The same Ferrari pit wall produced a race win and a lingering grievance at Silverstone. Charles Leclerc ended a lean spell with victory, while Lewis Hamilton — second on track in the final laps of his home Grand Prix — was called in under a late Safety Car, dropped behind George Russell, and finished third when the race never went green again.
Hamilton made no attempt to sugar-coat it. "To be honest, it's all a bit of a blur. I was in second place, then we pitted. We could have foreseen that we would lose second place," he said. Would he have stopped had he known the cost? "I didn't know I would lose a position because of it. If I had known, I wouldn't have pitted."
His team principal read the same moment as risk management, not error. The concern, Vasseur explained, was Russell behind on fresh tyres if the race restarted. "You can discuss about Lewis, if it was the good call to pit," he said. "But if you don't pit, Russell pits, he's with new soft, and we are with old hards in front of him, and we are taking the risk."
Vasseur conceded it was a bet that didn't land, without disowning it. "Unfortunately, I didn't have my crystal ball with me, so I couldn't predict whether we would lose a place or not. It was a gamble," he said. "We were a bit surprised that the Safety Car could stay so long, and we were expecting a restart. But if I have to do it now, I will do the same."
For Leclerc, none of that dented the day. "It feels incredible," he said. "Unfortunately the end was maybe not the one I will have dreamt of but to win after the last few weekends that have been particularly difficult, all the work that we put into trying to get the feeling back in the car. Today, the feeling was back where it needs to be. I'm so incredibly happy."

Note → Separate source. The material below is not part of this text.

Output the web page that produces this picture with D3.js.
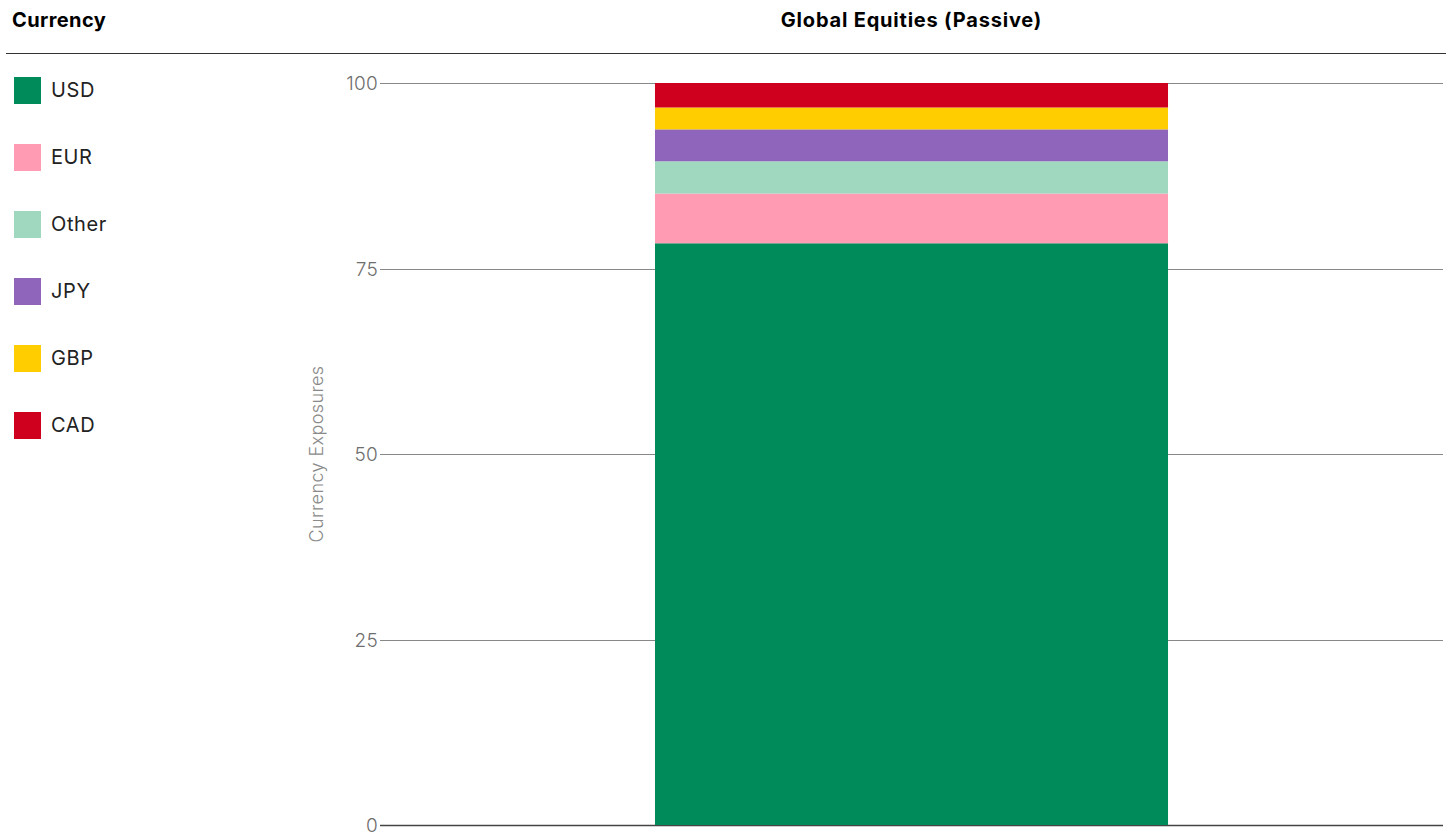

Vasseur, too, wanted the scoreboard to do the talking. "The mood is incredibly positive because it's obviously a fantastic result for the team," he said. "P1 and P3 are a good result for the team and a great result for Charles."
Third place still counts as a home podium in Hamilton's debut Ferrari season. But losing it to a strategy call he openly disagreed with is the sort of thing that outlasts the result sheet — two team-mates reading the same 20-second stop in the pit lane in completely different ways.